Attorney General Eric Holder has intervened in a federal conspiracy and murder trial to order prosecutors not to seek the death penalty for three El Salvadoran men who are illegal aliens.
The three robbed and shot Claros Luna on July 29, 2009, in Alexandria, Va., according to police. The crime occurred just a few miles from the Justice Department as Luna transported a prostitute from Maryland to Virginia, CNSNews reported.
The suspects, Eris Arguera, Alcides Umana, and Adolfo Amaya Portillo, are admitted members of the MS-13 gang – a large, organized gang with roots throughout Mexico and Latin America. Many federal officials consider it the most deadly trafficking organization in the region.
The three were indicted on Nov. 24 on federal racketeering and murder charges. It typically initiates members — young middle and high school students — by ordering them to target and kill innocent bystanders.
A Justice Department spokeswoman told CNSNews.com that the department would not comment on Holder’s decision not to seek the death penalty in the case.

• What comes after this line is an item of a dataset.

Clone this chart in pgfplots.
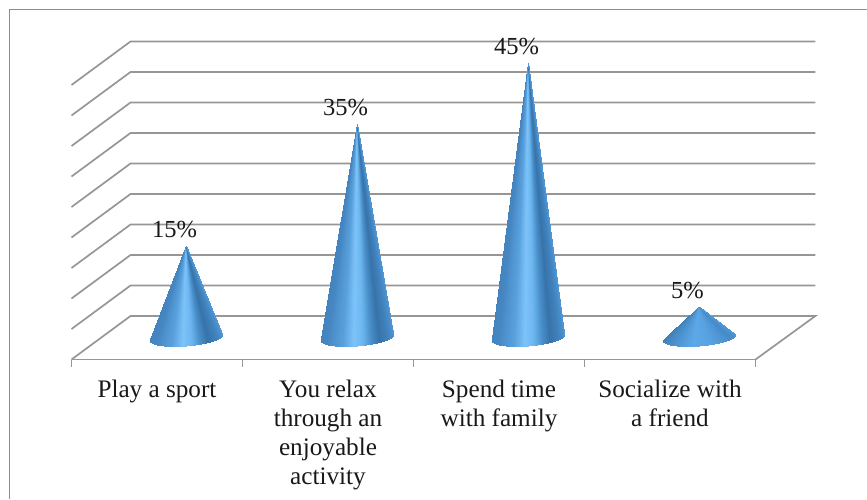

CNSNews reported that, in a letter dated Feb. 3, 2010, Holder “authorized and directed” U.S. Attorney for the Eastern District of Virginia Neal McBride “not to seek the death penalty against Alcides Umana, Adolfo Portillo, and Eris Ramon Arguera.”
McBride filed a corresponding document – Government’s Notice of Intent Not to Seek the Death Penalty – on Feb. 16.
Peter Carr, a spokesman for the U.S. Attorney’s Office in Virginia, told CNSNews.com that Holder, as U.S. attorney general, makes death penalty decisions in federal cases. “The decision to pursue or not pursue the death penalty in a death-eligible case resides with the attorney general, not the U.S. attorney,” Carr said.